** START PROVIDED DATA **

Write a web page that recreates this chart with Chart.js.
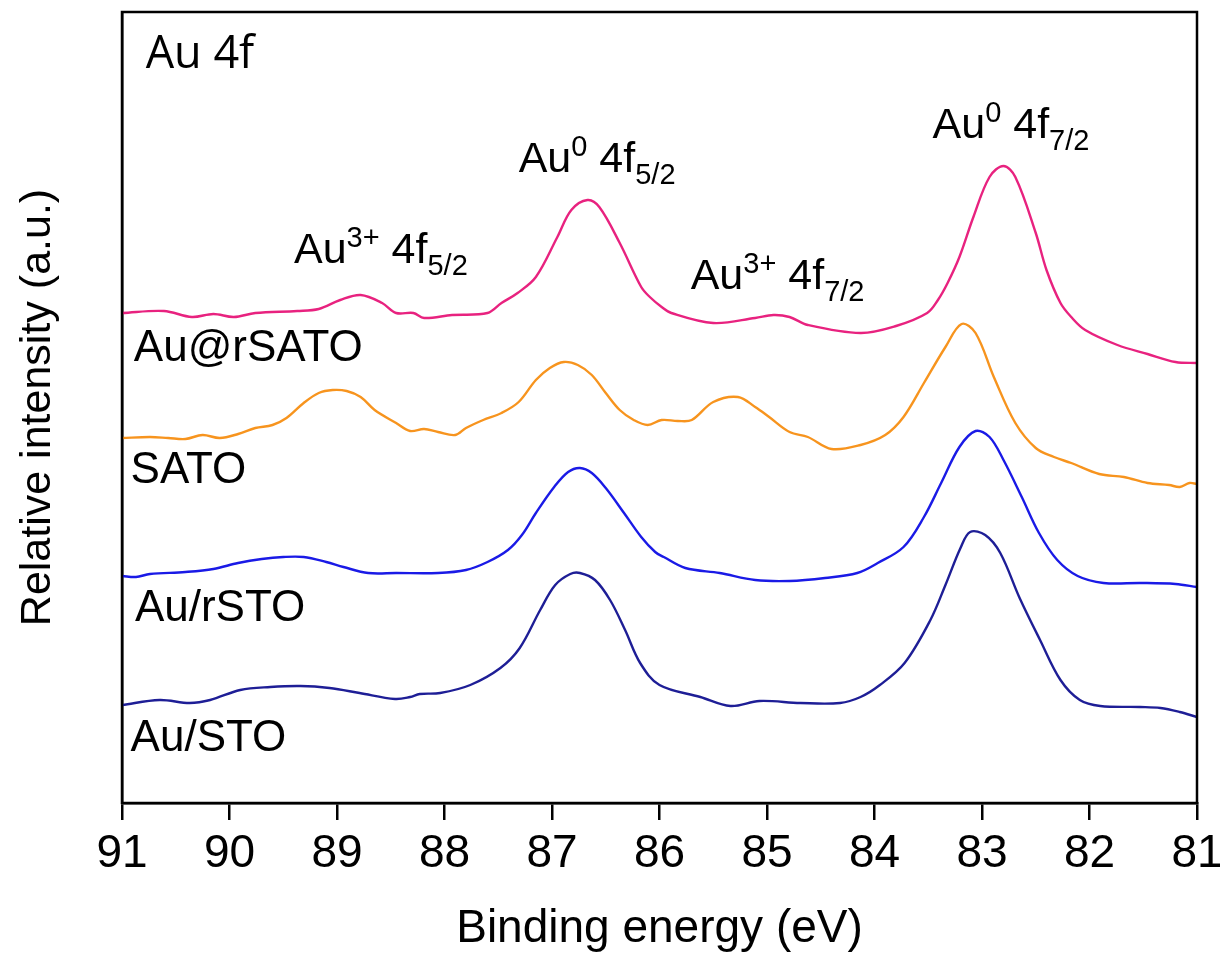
<!DOCTYPE html>
<html>
<head>
<meta charset="utf-8">
<script src="https://cdn.jsdelivr.net/npm/chart.js@4/dist/chart.umd.min.js"></script>
<style>
  html, body { margin: 0; padding: 0; background: #fff; }
  #wrap { width: 1220px; height: 957px; }
</style>
</head>
<body>
<div id="wrap"><canvas id="xpsChart" width="1220" height="957"></canvas></div>
<script>
// Au 4f XPS spectra (binding energy in eV, intensity in a.u.)
const auRSATOEnergy = [91.00, 90.61, 90.35, 90.15, 89.96, 89.76, 89.37, 89.17, 88.97, 88.78, 88.58, 88.45, 88.29, 88.19, 87.93, 87.60, 87.47, 87.32, 87.15, 86.95, 86.82, 86.67, 86.56, 86.37, 86.17, 86.09, 85.98, 85.89, 85.50, 85.11, 84.94, 84.79, 84.62, 84.13, 83.80, 83.51, 83.41, 83.32, 83.21, 83.08, 82.93, 82.80, 82.69, 82.50, 82.40, 82.27, 82.17, 82.04, 81.74, 81.46, 81.20, 81.00];
const auRSATOIntensity = [490, 492, 486, 489, 486, 490, 492, 494, 503, 508, 500, 490, 490, 485, 488, 490, 500, 510, 526, 566, 593, 603, 596, 560, 516, 506, 496, 490, 480, 485, 488, 486, 478, 470, 477, 490, 503, 520, 546, 586, 626, 637, 626, 570, 533, 500, 486, 473, 458, 449, 441, 440];

const sATOEnergy = [91.00, 90.74, 90.57, 90.41, 90.25, 90.09, 89.92, 89.76, 89.60, 89.47, 89.31, 89.17, 89.04, 88.91, 88.78, 88.65, 88.45, 88.32, 88.19, 88.06, 87.90, 87.80, 87.64, 87.47, 87.31, 87.15, 87.02, 86.89, 86.76, 86.63, 86.50, 86.37, 86.24, 86.11, 85.98, 85.83, 85.70, 85.50, 85.27, 85.11, 84.98, 84.79, 84.62, 84.40, 84.13, 83.90, 83.73, 83.54, 83.34, 83.19, 83.06, 82.89, 82.69, 82.50, 82.33, 82.17, 81.91, 81.68, 81.46, 81.26, 81.16, 81.07, 81.00];
const sATOIntensity = [365, 366, 365, 364, 368, 365, 369, 375, 378, 385, 400, 410, 413, 412, 406, 393, 380, 372, 374, 371, 368, 375, 383, 390, 401, 423, 435, 441, 438, 428, 410, 393, 383, 378, 383, 382, 383, 401, 406, 396, 386, 371, 366, 354, 358, 368, 386, 420, 456, 479, 470, 426, 380, 355, 346, 340, 329, 326, 320, 318, 316, 320, 319];

const auRSTOEnergy = [91.00, 90.87, 90.74, 90.41, 90.15, 89.92, 89.70, 89.50, 89.31, 89.10, 88.94, 88.71, 88.45, 88.06, 87.80, 87.60, 87.41, 87.28, 87.15, 86.98, 86.85, 86.74, 86.63, 86.50, 86.33, 86.17, 86.04, 85.96, 85.76, 85.44, 85.11, 84.79, 84.46, 84.16, 83.97, 83.73, 83.54, 83.38, 83.21, 83.06, 82.93, 82.80, 82.63, 82.47, 82.30, 82.11, 81.87, 81.52, 81.20, 81.00];
const auRSTOIntensity = [227, 226, 229, 231, 234, 240, 244, 246, 246, 241, 236, 230, 230, 230, 233, 241, 253, 268, 290, 316, 331, 335, 330, 315, 290, 266, 251, 246, 235, 230, 223, 222, 225, 230, 240, 256, 286, 320, 356, 372, 366, 343, 306, 270, 243, 227, 220, 220, 219, 216];

const auSTOEnergy = [91.00, 90.65, 90.37, 90.18, 89.90, 89.62, 89.34, 89.07, 88.79, 88.46, 88.32, 88.23, 88.04, 87.76, 87.48, 87.30, 87.11, 86.97, 86.83, 86.74, 86.60, 86.46, 86.32, 86.18, 86.00, 85.62, 85.34, 85.07, 84.69, 84.32, 84.13, 83.95, 83.72, 83.48, 83.34, 83.20, 83.11, 82.97, 82.83, 82.65, 82.46, 82.27, 82.09, 81.90, 81.53, 81.34, 81.16, 81.00];
const auSTOIntensity = [98, 103, 100, 103, 113, 116, 117, 115, 110, 104, 106, 109, 110, 118, 135, 155, 193, 218, 229, 230, 223, 203, 173, 140, 118, 106, 97, 102, 100, 100, 106, 118, 140, 183, 218, 255, 271, 268, 250, 205, 163, 123, 103, 97, 96, 95, 91, 86];

const sampleNames = ['Au@rSATO', 'SATO', 'Au/rSTO', 'Au/STO'];
const sampleColors = ['#E8227F', '#F7941E', '#1A1AE6', '#1E1E96'];

// where the in-plot captions sit, in data units (energy, intensity at text baseline)
const sampleLabelPos = [[90.89, 442], [90.92, 320], [90.88, 182], [90.92, 52]];
const peakLabels = [
    { e: 89.40, i: 540, parts: [['Au', 'n'], ['3+', 'sup'], [' 4f', 'n'], ['5/2', 'sub']] },
    { e: 87.31, i: 631, parts: [['Au', 'n'], ['0', 'sup'], [' 4f', 'n'], ['5/2', 'sub']] },
    { e: 85.71, i: 514, parts: [['Au', 'n'], ['3+', 'sup'], [' 4f', 'n'], ['7/2', 'sub']] },
    { e: 83.46, i: 665, parts: [['Au', 'n'], ['0', 'sup'], [' 4f', 'n'], ['7/2', 'sub']] }
];

const FONT = '"Liberation Sans", Arial, sans-serif';

function toPoints(xs, ys) {
    return xs.map((x, i) => ({ x: x, y: ys[i] }));
}

const seriesData = [
    toPoints(auRSATOEnergy, auRSATOIntensity),
    toPoints(sATOEnergy, sATOIntensity),
    toPoints(auRSTOEnergy, auRSTOIntensity),
    toPoints(auSTOEnergy, auSTOIntensity)
];

function drawRich(ctx, x, y, parts) {
    parts.forEach(([t, kind]) => {
        const small = kind !== 'n';
        ctx.font = (small ? 29 : 43) + 'px ' + FONT;
        let dy = 0;
        if (kind === 'sup') dy = -16;
        if (kind === 'sub') dy = 12;
        ctx.fillText(t, x, y + dy);
        x += ctx.measureText(t).width;
    });
}

const decorations = {
    id: 'decorations',
    afterDraw(chart) {
        const { ctx, chartArea, scales } = chart;
        const xs = scales.x, ys = scales.y;
        ctx.save();
        // closed frame
        ctx.strokeStyle = '#000';
        ctx.lineWidth = 2.5;
        ctx.strokeRect(chartArea.left, chartArea.top, chartArea.right - chartArea.left, chartArea.bottom - chartArea.top);

        ctx.fillStyle = '#000';
        ctx.textBaseline = 'alphabetic';
        ctx.textAlign = 'left';

        ctx.font = '45px "Open Sans", ' + FONT;
        ctx.fillText('Au 4f', xs.getPixelForValue(90.78), ys.getPixelForValue(735));

        ctx.font = '44px ' + FONT;
        sampleNames.forEach((name, k) => {
            const p = sampleLabelPos[k];
            ctx.fillText(name, xs.getPixelForValue(p[0]), ys.getPixelForValue(p[1]));
        });

        peakLabels.forEach(l => {
            drawRich(ctx, xs.getPixelForValue(l.e), ys.getPixelForValue(l.i), l.parts);
        });
        ctx.restore();
    }
};

const ctx = document.getElementById('xpsChart');

new Chart(ctx, {
    type: 'line',
    data: {
        datasets: seriesData.map((d, k) => ({
            label: sampleNames[k],
            data: d,
            borderColor: sampleColors[k],
            borderWidth: 2.4,
            pointRadius: 0,
            fill: false,
            tension: 0.35
        }))
    },
    options: {
        responsive: false,
        animation: false,
        layout: { padding: { top: 12, right: 23, left: 0, bottom: 0 } },
        plugins: {
            legend: { display: false },
            tooltip: { enabled: false }
        },
        scales: {
            x: {
                type: 'linear',
                min: 81,
                max: 91,
                reverse: true,
                afterFit(scale) {
                    scale.height = 154;
                    scale.paddingLeft = 0;
                    scale.paddingRight = 0;
                },
                ticks: {
                    stepSize: 1,
                    color: '#000',
                    padding: 7,
                    font: { family: FONT, size: 46 }
                },
                grid: {
                    drawOnChartArea: false,
                    drawTicks: true,
                    tickLength: 17,
                    color: '#000',
                    lineWidth: 2.5
                },
                border: { display: true, color: '#000', width: 2.5 },
                title: {
                    display: true,
                    text: 'Binding energy (eV)',
                    color: '#000',
                    font: { family: FONT, size: 46 },
                    padding: { top: 0, bottom: 0 }
                }
            },
            y: {
                min: 0,
                max: 791,
                afterFit(scale) { scale.width = 122; },
                ticks: { display: false },
                grid: { display: false },
                border: { display: true, color: '#000', width: 2.5 },
                title: {
                    display: true,
                    text: 'Relative intensity (a.u.)',
                    color: '#000',
                    font: { family: FONT, size: 43 },
                    padding: { top: 12, bottom: 0 }
                }
            }
        }
    },
    plugins: [decorations]
});
</script>
</body>
</html>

** END PROVIDED DATA **

_EXERCISE OBJECTIVE_
Your task is to return the lines above, from the first one up to and including the line containing "449, 441, 440];", minus any pictures.

_COMPLETED EXERCISE_
Write a web page that recreates this chart with Chart.js.
<!DOCTYPE html>
<html>
<head>
<meta charset="utf-8">
<script src="https://cdn.jsdelivr.net/npm/chart.js@4/dist/chart.umd.min.js"></script>
<style>
  html, body { margin: 0; padding: 0; background: #fff; }
  #wrap { width: 1220px; height: 957px; }
</style>
</head>
<body>
<div id="wrap"><canvas id="xpsChart" width="1220" height="957"></canvas></div>
<script>
// Au 4f XPS spectra (binding energy in eV, intensity in a.u.)
const auRSATOEnergy = [91.00, 90.61, 90.35, 90.15, 89.96, 89.76, 89.37, 89.17, 88.97, 88.78, 88.58, 88.45, 88.29, 88.19, 87.93, 87.60, 87.47, 87.32, 87.15, 86.95, 86.82, 86.67, 86.56, 86.37, 86.17, 86.09, 85.98, 85.89, 85.50, 85.11, 84.94, 84.79, 84.62, 84.13, 83.80, 83.51, 83.41, 83.32, 83.21, 83.08, 82.93, 82.80, 82.69, 82.50, 82.40, 82.27, 82.17, 82.04, 81.74, 81.46, 81.20, 81.00];
const auRSATOIntensity = [490, 492, 486, 489, 486, 490, 492, 494, 503, 508, 500, 490, 490, 485, 488, 490, 500, 510, 526, 566, 593, 603, 596, 560, 516, 506, 496, 490, 480, 485, 488, 486, 478, 470, 477, 490, 503, 520, 546, 586, 626, 637, 626, 570, 533, 500, 486, 473, 458, 449, 441, 440];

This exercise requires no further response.